The function of T helper cells generally is to mediate the immune response by secreting cytokines and interacting with B-cells to enhance or inhibit their activity. This is of particular importance in the gut as this is where the highest load of foreign material, food, is present. Th3 cells are involved in mucosal immunity and protecting mucosal surfaces in the gut from non-pathogenic non-self antigens. They mediate this non-inflammatory environment by secreting TGF-β and IL-10. TGF-beta promotes the class switch to low concentrations of IgA which is noninflammatory. IgA does not usually activate the complement system and is not involved with phagocytosis. Th3 inhibits Th1 and Th2 cells.

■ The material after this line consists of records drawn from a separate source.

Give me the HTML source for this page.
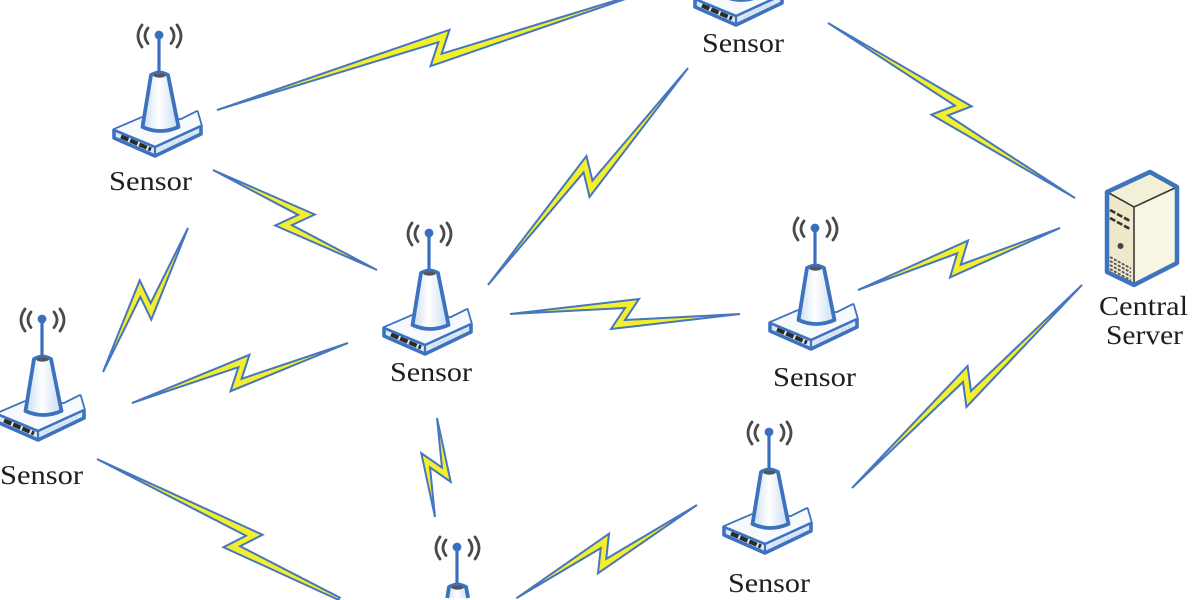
<!DOCTYPE html>
<html>
<head>
<meta charset="utf-8">
<style>
html,body{margin:0;padding:0;background:#fff;width:1200px;height:600px;overflow:hidden;}
svg{display:block;overflow:hidden;}
text{font-family:"Liberation Serif","DejaVu Serif",serif;fill:#1e1e1e;font-size:27px;}
</style>
</head>
<body>
<svg width="1200" height="600" viewBox="0 0 1200 600" xmlns="http://www.w3.org/2000/svg">
<defs>
  <linearGradient id="coneG" x1="0" y1="0" x2="1" y2="0">
    <stop offset="0" stop-color="#c9dcf2"/>
    <stop offset="0.45" stop-color="#ffffff"/>
    <stop offset="1" stop-color="#c9dcf2"/>
  </linearGradient>
  <g id="waves">
    <g fill="none" stroke="#4a4a4a" stroke-width="2.8" stroke-linecap="round">
      <path d="M-11,-7 Q-17,1 -11,8.5"/>
      <path d="M-17,-10 Q-25,1 -17,12"/>
      <path d="M12,-7 Q18,1 12,8.5"/>
      <path d="M18,-10 Q26,1 18,12"/>
    </g>
  </g>
  <g id="sensor">
    <use href="#waves"/>
    <!-- base -->
    <path d="M-17,83 L-45,95 L-45,103 L-4,121 L42,99 L42,91 L38,77 L22,85 Z" fill="#dce8f6" stroke="#3d72bf" stroke-width="3.6" stroke-linejoin="round"/>
    <path d="M-17,83 L-45,95 L-4,112 L42,91 L38,77 L22,85 Z" fill="#f6f9fd"/>
    <path d="M-45,95 L-4,112 L42,91" fill="none" stroke="#3d72bf" stroke-width="2.6" stroke-linejoin="round"/>
    <path d="M-4,112 L-4,121" stroke="#3d72bf" stroke-width="2.2"/>
    <path d="M-38,101.5 L-8,114.5" stroke="#2b2b2b" stroke-width="4.2" stroke-dasharray="8 2"/>
    <path d="M4,113 L36,98" stroke="#c9d6e6" stroke-width="1.2" stroke-dasharray="2 2"/>
    <!-- cone -->
    <path d="M-8,40 Q0.5,35 9,40 L19.5,92 Q1,100 -16.5,92 Z" fill="url(#coneG)" stroke="#3d72bf" stroke-width="3.8" stroke-linejoin="round"/>
    <ellipse cx="0.5" cy="40.5" rx="6" ry="2.2" fill="#555"/>
    <!-- stem & dot -->
    <line x1="0" y1="0" x2="0" y2="39" stroke="#3a6fc0" stroke-width="3.2"/>
    <circle cx="0" cy="0" r="4.4" fill="#3a6fc0"/>
  </g>
  <g id="sensorTop">
    <use href="#waves"/>
    <path d="M-8,40 Q0.5,35 9,40 L11.2,51 L-9.8,51 Z" fill="url(#coneG)"/>
    <path d="M-9.8,51 L-8,40 Q0.5,35 9,40 L11.2,51" fill="none" stroke="#3d72bf" stroke-width="3.8" stroke-linejoin="round"/>
    <ellipse cx="0.5" cy="40.5" rx="6" ry="2.2" fill="#555"/>
    <line x1="0" y1="0" x2="0" y2="39" stroke="#3a6fc0" stroke-width="3.2"/>
    <circle cx="0" cy="0" r="4.4" fill="#3a6fc0"/>
  </g>
</defs>

<rect width="1200" height="600" fill="#fff"/>

<!-- lightning links -->
<g fill="#f4ef2c" stroke="#4676bf" stroke-width="2" stroke-linejoin="miter">
  <polygon transform="translate(440,48) rotate(-15.54)" points="-231.5,0 14,-15 0,6 231.5,0 -14,15 0,-6"/>
  <polygon transform="translate(951.5,110.5) rotate(35.32)" points="-151.4,0 14,-15 0,6 151.4,0 -14,15 0,-6"/>
  <polygon transform="translate(295,220) rotate(31.37)" points="-96,0 14,-15 0,6 96,0 -14,15 0,-6"/>
  <polygon transform="translate(145.5,300) rotate(120.55)" points="-83.6,0 14,-15 0,6 83.6,0 -14,15 0,-6"/>
  <polygon transform="translate(240,373) rotate(-15.52)" points="-112.1,0 14,-15 0,6 112.1,0 -14,15 0,-6"/>
  <polygon transform="translate(588,176.5) rotate(-47.33)" points="-147.6,0 14,-15 0,6 147.6,0 -14,15 0,-6"/>
  <polygon transform="translate(625,314) rotate(0)" points="-115,0 14,-15 0,6 115,0 -14,15 0,-6"/>
  <polygon transform="translate(959,259) rotate(-17.06)" points="-105.7,0 14,-15 0,6 105.7,0 -14,15 0,-6"/>
  <polygon transform="translate(967,386.5) rotate(138.57)" points="-153.4,0 14,-15 0,6 153.4,0 -14,15 0,-6"/>
  <polygon transform="translate(436,467.5) rotate(91.16)" points="-49.5,0 14,-15 0,6 49.5,0 -14,15 0,-6"/>
  <polygon transform="translate(603.5,553.5) rotate(152.58)" points="-105.3,0 14,-15 0,6 98,0.4 -14,15 0,-6"/>
  <polygon transform="translate(243,541) rotate(29.32)" points="-167.5,0 14,-15 0,6 112,1.99 112,4.59 -14,15 0,-6"/>
</g>

<!-- sensors -->
<use href="#sensor" transform="translate(159,35)"/>
<use href="#sensor" transform="translate(740,-96)"/>
<use href="#sensor" transform="translate(429,233)"/>
<use href="#sensor" transform="translate(815,228)"/>
<use href="#sensor" transform="translate(42,319)"/>
<use href="#sensor" transform="translate(769,432)"/>
<use href="#sensorTop" transform="translate(457,547)"/>

<!-- central server -->
<g>
  <path d="M1107,192 L1150,172 L1177,187 L1134,207 Z" fill="#f3f0d8"/>
  <path d="M1107,192 L1134,207 L1134,285 L1107,272 Z" fill="#ece8c9"/>
  <path d="M1134,207 L1177,187 L1177,263 L1134,285 Z" fill="#f8f6e3"/>
  <path d="M1107,192 L1134,207 L1177,187 M1134,207 L1134,285" fill="none" stroke="#3a3a3a" stroke-width="1.6"/>
  <path d="M1107,192 L1150,172 L1177,187 L1177,263 L1134,285 L1107,272 Z" fill="none" stroke="#3e73bd" stroke-width="4.5" stroke-linejoin="round"/>
  <g stroke="#333" stroke-width="2.6" stroke-dasharray="6 2">
    <line x1="1110" y1="210" x2="1131" y2="221.5"/>
    <line x1="1110" y1="218" x2="1131" y2="229.5"/>
  </g>
  <circle cx="1120.5" cy="246" r="3" fill="#444"/>
  <g stroke="#555" stroke-width="1.8" stroke-dasharray="3 1.5">
    <line x1="1110" y1="257" x2="1131" y2="268.5"/>
    <line x1="1110" y1="261" x2="1131" y2="272.5"/>
    <line x1="1110" y1="265" x2="1131" y2="276.5"/>
    <line x1="1110" y1="269" x2="1131" y2="280.5"/>
  </g>
</g>

<!-- labels -->
<text x="109" y="190" textLength="83" lengthAdjust="spacingAndGlyphs">Sensor</text>
<text x="702" y="52" textLength="82" lengthAdjust="spacingAndGlyphs">Sensor</text>
<text x="390" y="381" textLength="82" lengthAdjust="spacingAndGlyphs">Sensor</text>
<text x="773" y="386" textLength="83" lengthAdjust="spacingAndGlyphs">Sensor</text>
<text x="0" y="484" textLength="83" lengthAdjust="spacingAndGlyphs">Sensor</text>
<text x="728" y="592" textLength="82" lengthAdjust="spacingAndGlyphs">Sensor</text>
<text x="1099" y="315" textLength="89" lengthAdjust="spacingAndGlyphs">Central</text>
<text x="1106" y="344" textLength="77" lengthAdjust="spacingAndGlyphs">Server</text>
</svg>
</body>
</html>
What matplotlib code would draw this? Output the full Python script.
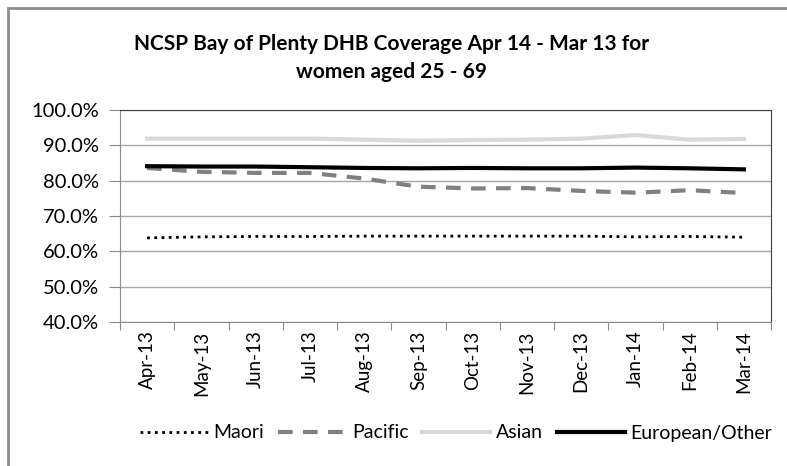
import matplotlib
matplotlib.use("Agg")
import matplotlib.pyplot as plt
from matplotlib.patches import Rectangle
from matplotlib.ticker import FuncFormatter

# Coverage values (%)
months = ["Apr-13", "May-13", "Jun-13", "Jul-13", "Aug-13", "Sep-13",
          "Oct-13", "Nov-13", "Dec-13", "Jan-14", "Feb-14", "Mar-14"]
maori = [63.8, 64.1, 64.2, 64.2, 64.3, 64.3, 64.3, 64.3, 64.3, 64.1, 64.2, 64.0]
pacific = [83.6, 82.5, 82.2, 82.2, 80.6, 78.3, 77.8, 77.9, 77.1, 76.6, 77.3, 76.5]
asian = [91.9, 91.9, 91.9, 91.9, 91.6, 91.3, 91.5, 91.6, 91.9, 92.9, 91.6, 91.8]
european = [84.1, 84.0, 84.0, 83.8, 83.6, 83.5, 83.6, 83.5, 83.5, 83.7, 83.5, 83.2]

plt.rcParams['font.family'] = ['Lato', 'DejaVu Sans']

fig = plt.figure(figsize=(7.87, 4.66), dpi=100)
ax = fig.add_axes([120 / 787, 1 - 322 / 466, 651 / 787, 212 / 466])

# outer chart border
fig.patches.append(Rectangle((8 / 787, -0.1), 1.2, 1 - 8 / 466 + 0.1,
                             transform=fig.transFigure, fill=False,
                             edgecolor='#8c8c8c', linewidth=2))

x = range(len(months))
ax.plot(x, maori, color='black', linestyle=(0, (1, 1.6)), linewidth=2, label='Maori')
ax.plot(x, pacific, color='#808080', linestyle=(0, (3.5, 2.5)), linewidth=3, label='Pacific')
ax.plot(x, asian, color='#d9d9d9', linewidth=3, label='Asian')
ax.plot(x, european, color='black', linewidth=3, label='European/Other')

ax.set_xlim(-0.5, len(months) - 0.5)
ax.set_ylim(40, 100)
ax.set_yticks(range(40, 101, 10))
ax.yaxis.set_major_formatter(FuncFormatter(lambda v, p: f'{v:.1f}%'))
ax.set_xticks([i - 0.5 for i in range(len(months) + 1)], minor=False)
ax.set_xticklabels([])
ax.set_xticks(list(x), minor=True)
ax.set_xticklabels(months, minor=True, rotation=90, fontsize=13.5)
ax.tick_params(axis='x', which='minor', length=0, pad=6)
ax.tick_params(axis='x', which='major', length=6, color='#8c8c8c')
ax.tick_params(axis='y', length=8, color='#8c8c8c', labelsize=14.5, pad=7)

ax.grid(True, axis='y', color='#a6a6a6', linewidth=1)
ax.set_axisbelow(True)
for s in ['left', 'bottom']:
    ax.spines[s].set_color('#8c8c8c')
for s in ['top', 'right']:
    ax.spines[s].set_color('#404040')

fig.text(392 / 787, 1 - 58 / 466, 'NCSP Bay of Plenty DHB Coverage Apr 14 - Mar 13 for\nwomen aged 25 - 69',
         ha='center', va='center', fontsize=15, fontweight='bold', linespacing=1.45)

fig.legend(loc='center', bbox_to_anchor=(456 / 787, 1 - 433 / 466), ncol=4,
           frameon=False, fontsize=14, handlelength=3.5, columnspacing=0.7,
           handletextpad=0.3)

fig.savefig('out.png', dpi=100)
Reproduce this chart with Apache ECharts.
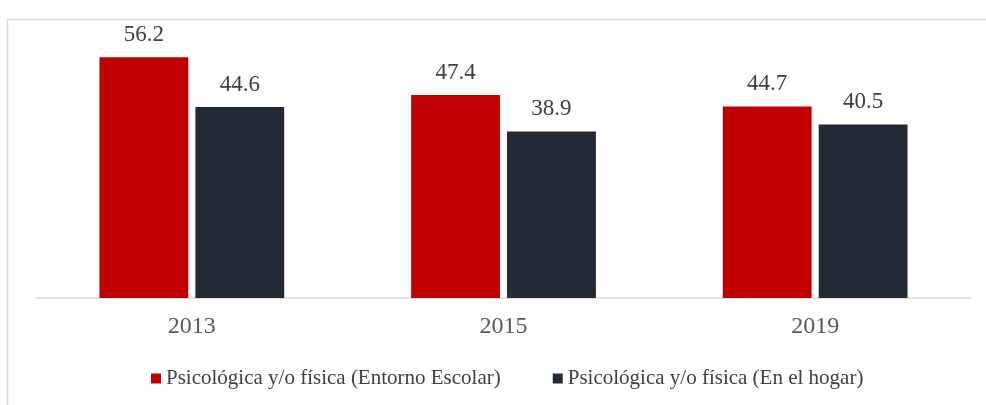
<!DOCTYPE html>
<html>
<head>
<meta charset="utf-8">
<script src="https://cdn.jsdelivr.net/npm/echarts@6/dist/echarts.min.js"></script>
<style>
  html, body { margin: 0; padding: 0; background: #fff; }
  #main { width: 986px; height: 405px; }
</style>
</head>
<body>
<div id="main"></div>
<script>
// datos
var years = ['2013', '2015', '2019'];
var escolar = [56.2, 47.4, 44.7];
var hogar = [44.6, 38.9, 40.5];
var seriesNames = ['Psicológica y/o física (Entorno Escolar)', 'Psicológica y/o física (En el hogar)'];

var myChart = echarts.init(document.getElementById('main'));

var labelStyle = {
    show: true,
    position: 'top',
    distance: 11,
    color: '#404040',
    fontFamily: 'Liberation Serif',
    fontSize: 23,
    formatter: function (p) { return p.value.toFixed(1); }
};

var option = {
    animation: false,
    textStyle: { fontFamily: 'Liberation Serif' },
    graphic: [{
        type: 'rect',
        silent: true,
        shape: { x: 7.5, y: 19.5, width: 1000, height: 400 },
        style: { fill: 'none', stroke: '#d9d9d9', lineWidth: 1.5 }
    }],
    grid: { left: 36, right: 15, top: 41, bottom: 107 },
    legend: {
        bottom: 11,
        left: 146,
        itemWidth: 10,
        itemHeight: 10,
        itemGap: 52,
        icon: 'rect',
        textStyle: { color: '#404040', fontFamily: 'Liberation Serif', fontSize: 21 },
        data: seriesNames
    },
    xAxis: {
        type: 'category',
        data: years,
        axisLine: { lineStyle: { color: '#d9d9d9', width: 1.5 } },
        axisTick: { show: false },
        axisLabel: { color: '#595959', fontFamily: 'Liberation Serif', fontSize: 24, margin: 17 }
    },
    yAxis: {
        type: 'value',
        min: 0,
        max: 60,
        show: false,
        splitLine: { show: false }
    },
    series: [
        {
            name: seriesNames[0],
            type: 'bar',
            data: escolar,
            barWidth: '28.5%',
            barGap: '8%',
            itemStyle: { color: '#C00000' },
            label: labelStyle
        },
        {
            name: seriesNames[1],
            type: 'bar',
            data: hogar,
            barWidth: '28.5%',
            itemStyle: { color: '#222A35' },
            label: labelStyle
        }
    ]
};

myChart.setOption(option);
</script>
</body>
</html>
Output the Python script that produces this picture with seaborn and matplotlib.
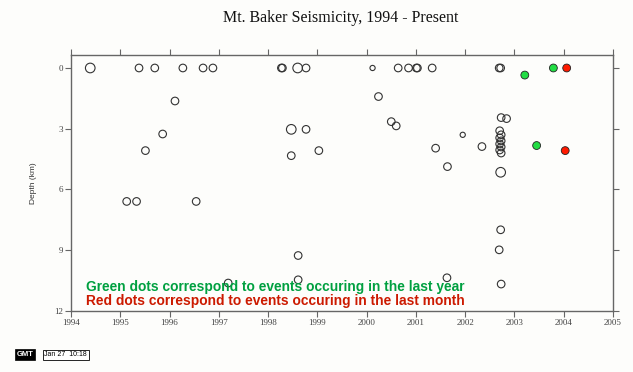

Th3 cells have different cytokine requirements for their growth from CD25+CD4+ Treg cells. The survival of CD25+CD4+ Treg cells is dependent upon interleukin 2 (IL-2), while in vitro differentiation of Th3 cells is enhanced by TGF-β, IL-4, and IL-10.

Findings suggest that Th3 cells are a different lineage from naturally arising CD25+CD4+ Treg cells, but it is still unclear whether Th3 cells are the same as induced Treg cells because of the lack of a specific marker for Th3 cells. It was previously shown that TGF-β was produced by intestinal dendritic cells, which has been considered to be the source of cytokines for the induction of Th3 cells in the intestine. Additionally, since TGF-β production was induced by cytotoxic T-lymphocyte antigen 4 (CTLA-4), which is constitutively expressed on naturally arising Treg cells, it is possible that TGF-β production from Treg cells through CTLA-4− mediated signaling may stimulate the differentiation of both induced Treg cells and Th3 cells.

Th3 phenotype and secreted molecules 

Th3 cells are characterised as CD4+CD25−CD69+FOXP3-LAP+ cells. Unlike the well characterised T regulatory (Treg ) cells, Th3 cells do not express transcription factor FOXP3. There is a lack of specific transcription factor for full and reliable recognition of the Th3 cell population.

Type II-lectin receptor CD69 is presented on cell surface shortly after activation. The presence of CD69 is not specific for Th3 cells, since it is expressed on other lymphocytes, mainly subsets that are tissue resident. The latency-associated peptide (LAP) noncovalently bounds TGF-β and can be expressed by many cells of the immune system.

In tumors Th3 cells can express lymphocyte activation gene-3 (LAG3). Th3 cells produce vast amounts of TGF-β and to a lesser degree also the anti-inflammatory cytokine interleukin 10 (IL-10). In colorectal cancer Th3 cells were described as 50 times more potent immune suppressors than the classical regulatory FOXP3+ T lymphocytes and their functions was mainly mediated by secretion of suppressive cytokines.

LAG3 acts as a negative regulator of T cell activation and function and can also be expressed on NK cells and other T cells, than Th3. Because of its structural similarity to CD4, LAG3 can bind MHC class II molecules.

Activation and effector functions 
Th3 cells can be activated by TCR stimulation after the recognition of an antigen or induced from CD4+ T lymphocytes by TGF-β in the presence of IL-10 and IL-4 cytokines.

Th3 participate in the regulation of the immune response via mechanisms independent on cell-to-cell contact. Secretion of anti-inflammatory cytokine TGF-β by Th3 cells helps to maintain homeostasis in the gut and suppress exaggerated inflammatory and autoimmune responses in the body. TGF-β is a crucial cytokine for maintaining the naturally occurring Treg cells, that suppress Th1 and Th2 immune functions.  Th3 cells can also directly suppress Th1 and Th2 cells by secretion of TGF-β and provide help to B cells towards IgA secretion.